For garlic-flavored white wine vinegar, Rita told me to mix the vinegar I had prepared with the flowers in a ratio of 2:1. I cleaned out some large mason jars and began by adding 1.5 cups of flowers to each jar. My eight cups of flowers got me six jars to work with.


Next, I measured the vinegar mixture: three cups per jar. I screwed on the lids and gave them each a good shake to mix things up. Next came the long wait for the flowers to infuse the vinegar.

I let my jars sit for a week on the kitchen counter. Day by day, the color got richer and richer. Several times, I opened them up to smell. Be warned – the scent is powerful! When I mentioned this to Rita, she said that’s good. Often times infused vinegars are watered down so much that you just get a whiff of the smell and lose most of the flavor of the herbs. She assured me that I can always cut it when it’s finished if the flavor is too much for my taste.

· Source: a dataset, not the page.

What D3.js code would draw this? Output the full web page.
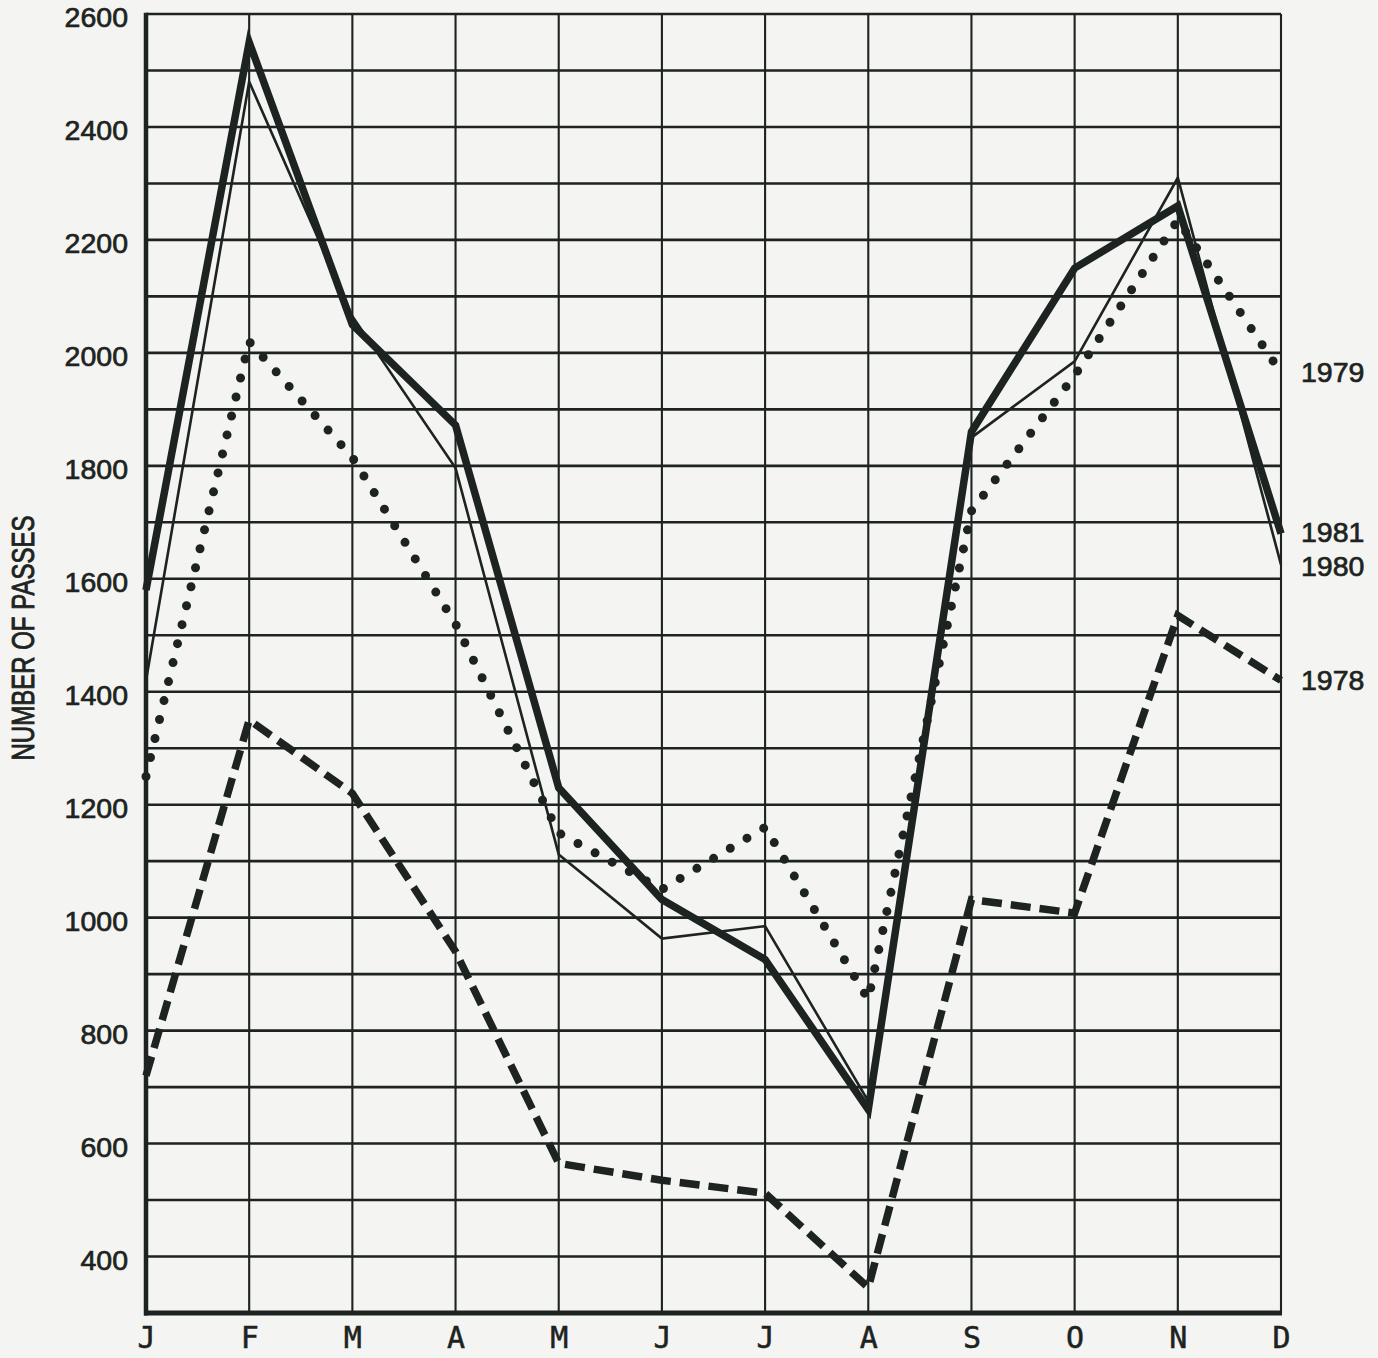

After a week had passed, it was time to strain the solids out.

The remaining liquid had turned a beautiful fuschia! What a lovely product.
I tasted mine and decided not to cut it with more white wine vinegar. Taste yours and see what you think! Remember, you can always add more but you can’t remove it once you’ve added it so do it in small increments, tasting the vinegar as you go.

The last step is to put your homemade vinegar into some pretty bottles and label them. I had some extra bottles from last summer’s hot sauce, which were the perfect size.

Now that you’re an expert on how to make white wine vinegar, head out to your herb garden and see what inspires you! If your rosemary plant is profuse, it might be time to make some rosemary infused vinegar. I think tarragon might be my next flavor to try.
There are so many possibilities with what you can make through infusion, which is such a simple process requiring just a few ingredients and a lot of patience. A similar process can utilize, for example, when learning how to make vanilla extract.

Here’s a recipe for a vinaigrette you can make with your new vinegar – courtesy of Rita.

Go to taste on ingredients. This is delicious drizzled over Caprese salad or mixed greens.

3 tablespoons chive vinegar
1/3 cup Balsamic vinegar
Squirt of Dijon mustard
1 small clove garlic, minced
3/4 cup oil

If you love reading about this stuff but don’t have an herb garden going yet to make your own, my bottles are available for sale if you live in the Cincinnati area.  I hope at the very least, this has inspired you to plant some herbs!  Maybe by this time next summer you will be growing garlic or a healthy rosemary plant and asking yourself: what kind of infused vinegar should I make next?